BHA05-KartthapaSwamigal
Bharathiayar Stories
Madurai Project. Article in Tamil
Translation: Veeraswamy Krishnaraj
The Peacock tells the Karthapa Swamigal a story.

1. The Peacock: "Dear Rasika Māmā (uncle). Hear my story. A donkey named Bakthivistharan lived in the house of a dhobi (washerman)in the city of Ramanagaram on the banks of the Ganges River. The donkey is a pacific animal, always obedient to its mother and everyone else. When children stone it, it would not run away braying but stay put, being the Avatar of patience.

2. While the donkey was grazing on the grass under a tree on the banks of the Ganges River, it was listening to the conversation attentively between the two crows on the tree.

3. One crow said, "In Prayag, where Ganges and Yamuna join, any person committing suicide will certainly attain in the next birth a life form he thought of at that moment of his death. Did you ever hear of this piece of information?"

4. The second crow answered, "Who told you this?"

5. The first crow said, "I am not allowed to tell you who said this to me. It is a secret but a truth. I know it for sure."

6. The second crow insisted, "Who did tell you this?"

7. The first crow replied, "Hey, you a faithless bird! You will never receive final bliss. You are asking me who told this. My Guru told me. There is no Jñāni like him even in Brahmaloka. Once Brahmadeva had doubts about his creative portfolio. He sent Narada to bring his Guru to him and got his doubt clarified and removed."

8. Hearing this, the second crow laughed and took a flight away from there. Having listened to the conversation, the donkey left the place and walked night and day to reach "Trivoni Sangamam," the site where Ganges and Yamuna join.
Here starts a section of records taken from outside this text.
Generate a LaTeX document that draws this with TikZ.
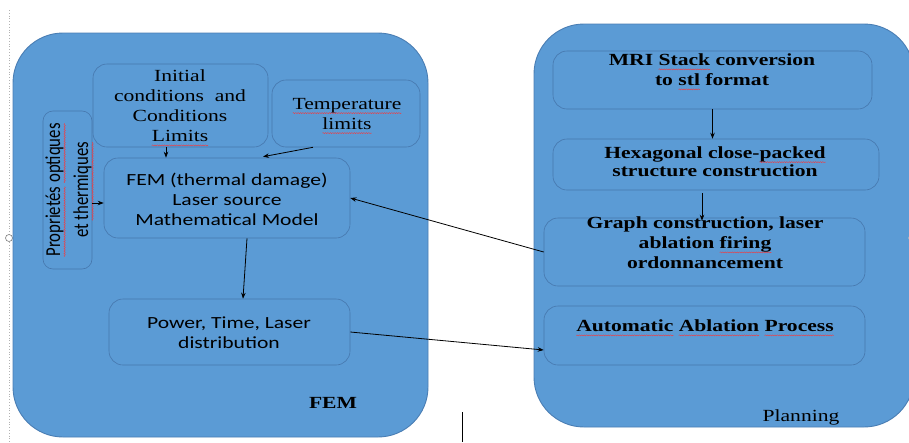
\documentclass[tikz,border=0pt]{standalone}
\usepackage{fontspec}
\usetikzlibrary{arrows.meta,calc,decorations.pathmorphing}
\newfontfamily\tnrfont[FakeStretch=1.27]{Liberation Serif}
\newfontfamily\calfont[FakeStretch=1.27]{Carlito}
\newfontfamily\calplain{Carlito}
\newsavebox\rwbox
\newcommand\rw[1]{\sbox\rwbox{#1}\rlap{\usebox\rwbox}\tikz[baseline=0pt,x=1pt,y=1pt]{\useasboundingbox (0,0) rectangle (\the\wd\rwbox,0); \draw[red!80, line width=0.35pt, decorate, decoration={snake, amplitude=0.55pt, segment length=2.4pt}] (0,-3.6) -- (\the\wd\rwbox,-3.6);}}
\definecolor{bfill}{HTML}{5B9BD5}
\definecolor{bdr}{HTML}{4677AD}
\definecolor{bbdr}{HTML}{4A7EB4}
\begin{document}
\begin{tikzpicture}[x=1pt,y=-1pt,
  box/.style={draw=bdr, fill=bfill, line width=0.6pt, rounded corners=14pt, inner sep=0pt},
  big/.style={draw=bbdr, fill=bfill, line width=0.9pt, rounded corners=50pt, inner sep=0pt},
  arr/.style={-{Stealth[length=6pt,width=4.5pt]}, line width=0.8pt, black},
  st/.style={font=\tnrfont\fontsize{17}{20}\selectfont, align=center, inner sep=0pt, text=black},
  sb/.style={font=\tnrfont\bfseries\fontsize{17}{20}\selectfont, align=center, inner sep=0pt, text=black},
  ss/.style={font=\calfont\fontsize{17}{20}\selectfont, align=center, inner sep=0pt, text=black}]
\useasboundingbox (0,0) rectangle (909,442);
\fill[white] (0,0) rectangle (909,442);
\clip (0,0) rectangle (909,442);

% editor artifacts
\coordinate (dtop) at (9,10);
\coordinate (dbot) at (9,442);
\draw[gray!60, dotted, line width=0.8pt] (dtop) -- (dbot);
\node[circle, draw=gray, fill=white, inner sep=0pt, minimum size=7pt, line width=0.6pt] (handle) at (9,238) {};
\coordinate (ltop) at (462,412);
\coordinate (lbot) at (462,442);
\draw[black, line width=1pt] (ltop) -- (lbot);

% big zones
\node[big, minimum width=415pt, minimum height=404pt] (femzone) at (220.5,235) {};
\node[big, minimum width=380pt, minimum height=403pt] (planzone) at (724,225.5) {};
\node[circle, draw=gray!70, fill=white, inner sep=0pt, minimum size=7pt] (handle2) at (912,238) {};

% FEM boxes
\node[box, minimum width=175pt, minimum height=83pt] (init) at (180.5,105.5) {};
\node[box, minimum width=148pt, minimum height=67pt] (temp) at (346,113.5) {};
\node[box, minimum width=49pt, minimum height=158pt, rounded corners=10pt] (props) at (67.5,190) {};
\node[box, minimum width=246pt, minimum height=80pt] (fem) at (227,198) {};
\node[box, minimum width=241pt, minimum height=66pt] (power) at (229.5,332) {};

% Planning boxes
\node[box, minimum width=319pt, minimum height=58pt] (mri) at (712.5,80) {};
\node[box, minimum width=326pt, minimum height=51pt] (hex) at (716,164.5) {};
\node[box, minimum width=321pt, minimum height=68pt] (graph) at (704.5,252) {};
\node[box, minimum width=321pt, minimum height=59pt] (auto) at (704.5,335.5) {};

% texts
\node[st] (inittxt) at (180,106) {Initial\\conditions~ and\\Conditions\\\rw{Limits}};
\node[st] (temptxt) at (347,114) {\rw{Temperature}\\\rw{limits}};
\node[rotate=90, inner sep=0pt] (propstxt) at (68.5,190) {\scalebox{1}[1.27]{\calplain\fontsize{16.75}{22}\selectfont\begin{tabular}{@{}c@{}}\rw{Proprietés} \rw{optiques}\\et \rw{thermiques}\end{tabular}}};
\node[ss] (femtxt) at (227,199) {FEM (thermal damage)\\Laser source\\Mathematical Model};
\node[ss] (powtxt) at (229,333) {Power, Time, Laser\\distribution};
\node[sb] (femlab) at (333,403) {FEM};
\node[sb] (mritxt) at (712,70) {MRI \rw{Stack} conversion\\to \rw{stl} format};
\node[sb, font=\tnrfont\bfseries\fontsize{17}{17.5}\selectfont] (hextxt) at (715,161.5) {Hexagonal close-\rw{packed}\\structure construction};
\node[sb] (graphtxt) at (705,243) {Graph construction, laser\\ablation \rw{firing}\\ordonnancement};
\node[sb] (autotxt) at (705,326) {\rw{Automatic} \rw{Ablation} \rw{Process}};
\node[st] (plantxt) at (801,417) {Planning};

% connectors
\draw[arr] ([xshift=-14.5pt]init.south) -- ([xshift=-14.5pt]init.south |- fem.north);
\draw[arr] ([xshift=-33pt]temp.south) -- ([xshift=36pt,yshift=1pt]fem.north);
\draw[arr] ([yshift=-13pt]props.east) -- ([yshift=-13pt]props.east -| fem.west);
\draw[arr] ([xshift=20pt]fem.south) -- ([xshift=13.5pt]power.north);
\draw[arr] (graph.west) -- (fem.east);
\draw[arr] (power.east) -- ([yshift=-14.5pt]auto.west);
\draw[arr] (mri.south) -- (mri.south |- hex.north);
\draw[arr] ([xshift=-14pt,yshift=-3pt]hex.south) -- ([xshift=-14pt,yshift=-3pt]hex.south |- graph.north);
\end{tikzpicture}
\end{document}
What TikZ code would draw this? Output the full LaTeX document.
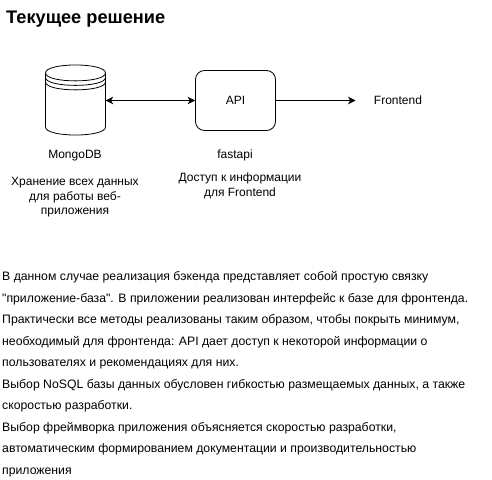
\documentclass[tikz,border=0pt]{standalone}
\usepackage{fontspec}
\setmainfont{Liberation Sans}
\newfontfamily\bodyfont{Liberation Sans}
\usetikzlibrary{arrows.meta}
\tikzset{
  lbl/.style={font=\fontsize{12}{14.6}\selectfont, align=center, inner sep=0pt, text=black},
  conn/.style={line width=0.8pt, draw=black},
  boxx/.style={draw=black, line width=0.8pt, rounded corners=9pt, minimum width=80pt, minimum height=60pt, inner sep=0pt, font=\fontsize{12}{14.4}\selectfont},
  cylbody/.style={inner sep=0pt, minimum width=60pt, minimum height=70pt},
}
\begin{document}
\begin{tikzpicture}[x=1pt,y=-1pt]
\useasboundingbox (0,0) rectangle (492,479);
\node[inner sep=0pt, anchor=base west, font=\fontsize{18.2}{21}\selectfont\bfseries] (title) at (6,23) {Текущее решение};
% cylinder
\node[cylbody] (db) at (75.5,100.5) {};
\draw[line width=0.8pt] (45.5,73) .. controls (45.5,62.3) and (105.5,62.3) .. (105.5,73)
  -- (105.5,127) .. controls (105.5,137.7) and (45.5,137.7) .. (45.5,127) -- cycle;
\draw[line width=0.8pt] (45.5,73) .. controls (45.5,83.5) and (105.5,83.5) .. (105.5,73);
\draw[line width=0.8pt] (45.5,77.5) .. controls (45.5,88) and (105.5,88) .. (105.5,77.5);
\draw[line width=0.8pt] (45.5,82) .. controls (45.5,92.5) and (105.5,92.5) .. (105.5,82);
% API
\node[boxx] (api) at (235.5,100.5) {API};
\coordinate (fe) at (355.5,100.5);
\draw[conn, {Stealth[length=7.5pt,width=7.5pt,inset=2.2pt]}-{Stealth[length=7.5pt,width=7.5pt,inset=2.2pt]}] (db.east) -- (api.west);
\draw[conn, -{Stealth[length=7.5pt,width=7.5pt,inset=2.2pt]}] (api.east) -- (fe);
\node[lbl] (front) at (398,100) {Frontend};
\node[lbl] (mongo) at (75,155.5) {MongoDB};
\node[lbl] (fastapi) at (235,155.5) {fastapi};
\node[lbl, anchor=north] (dbd) at (75,177) {Хранение всех данных\\для работы веб-\\приложения};
\node[lbl, anchor=north] (apid) at (240,173) {Доступ к информации\\для Frontend};
\node[inner sep=0pt, anchor=base west, align=left, font=\bodyfont\fontsize{12.25}{21.55}\selectfont] (body) at (2,474.5) {%
В данном случае реализация бэкенда представляет собой простую связку\\
"приложение-база". В приложении реализован интерфейс к базе для фронтенда.\\
Практически все методы реализованы таким образом, чтобы покрыть минимум,\\
необходимый для фронтенда: API дает доступ к некоторой информации о\\
пользователях и рекомендациях для них.\\
Выбор NoSQL базы данных обусловен гибкостью размещаемых данных, а также\\
скоростью разработки.\\
Выбор фреймворка приложения объясняется скоростью разработки,\\
автоматическим формированием документации и производительностью\\
приложения};
\end{tikzpicture}
\end{document}
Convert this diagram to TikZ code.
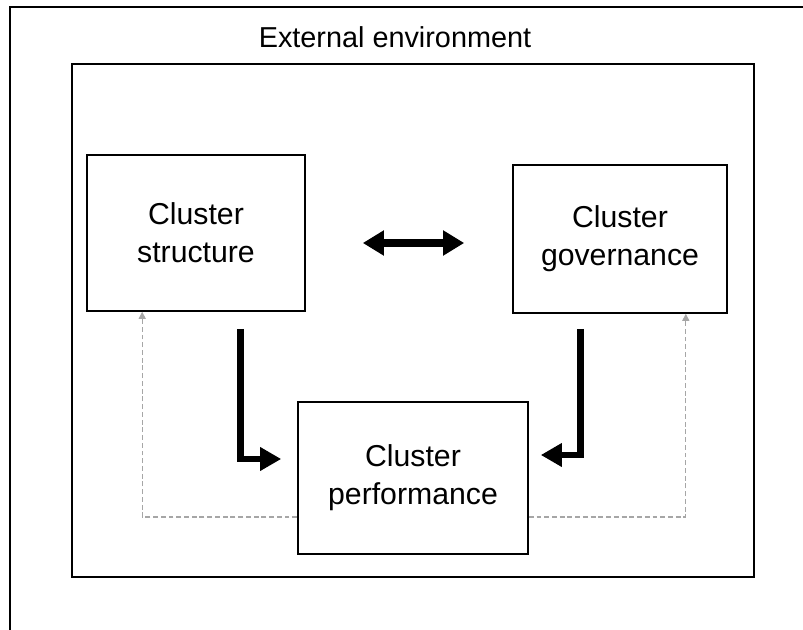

9. At the point of confluence, thinking as follows, died of immersion. "I have no happiness in North India. My next birth should be in South India. I must be a happy Sannyasi with no family responsibility, enjoying carefree peregrinations, and eating free food from people. But my donkey persona should not change. By external appearance, I must be a Sannyasi and enjoy all the hospitality, though, in my mind, I should always hold in my memory,' I am a donkey.'

10. The donkey died with these thoughts and took birth in south India in the next birth as a baby boy to a good family. The parents christened him "Muthuswamy." Muthuswamy had in his mind that he was a donkey.

11. There was no memory of the past life. That he was unlike others, and he was a donkey inside, did not leave his mind.

12. He took to the life of a Sannyasi before he turned 16, wore ochre clothes, and went from place to place begging for food. He relinquished his natal name Muthuswamy and christened himself Karthapa Swamigal. Karthapam in Sanskrit means donkey.

13. He knew Tamil and Sanskrit and worshipped Vayiravar. He advanced the theory and wrote a book saying all world languages came from Sanskrit and sprouted from Tamil by giving proof. He wrote in his book that in Baratha country, Jātis counted only 4000 and dwindled down with no justice from a high of 40,000 Jātis and that the old tradition should be revived.

14. He looked at the dictionary, gathered all the deities' names, called them the names of his Ishta Devata Vayirava Mūrthy, and established Nāmavaḷi (a list of deities names).

15. He established a party on the premise that all Brahmin boys are Sudras until they receive the sacred thread, that his relatives should not eat food within the boy's eyesight and that it is improper conduct against established Brahmin tradition. After nursing her infant, a mother should take a cleansing bath (because they are Sudras before Upanayanam. If the mother touches vessels before a bath, she and her family will go to Rauravathi hell.

16. Karthapa Swamigal accumulated money and had a host of devotee-pupils. He built a Matam and named it "Forty-Thousand-Jātibedha-Drāvida-Vaiyirava-Kartthapa-Brahmana-Child- Bahishkāra- Mahā-Matam." A snake girl by the name of Rojapū came to the Matam.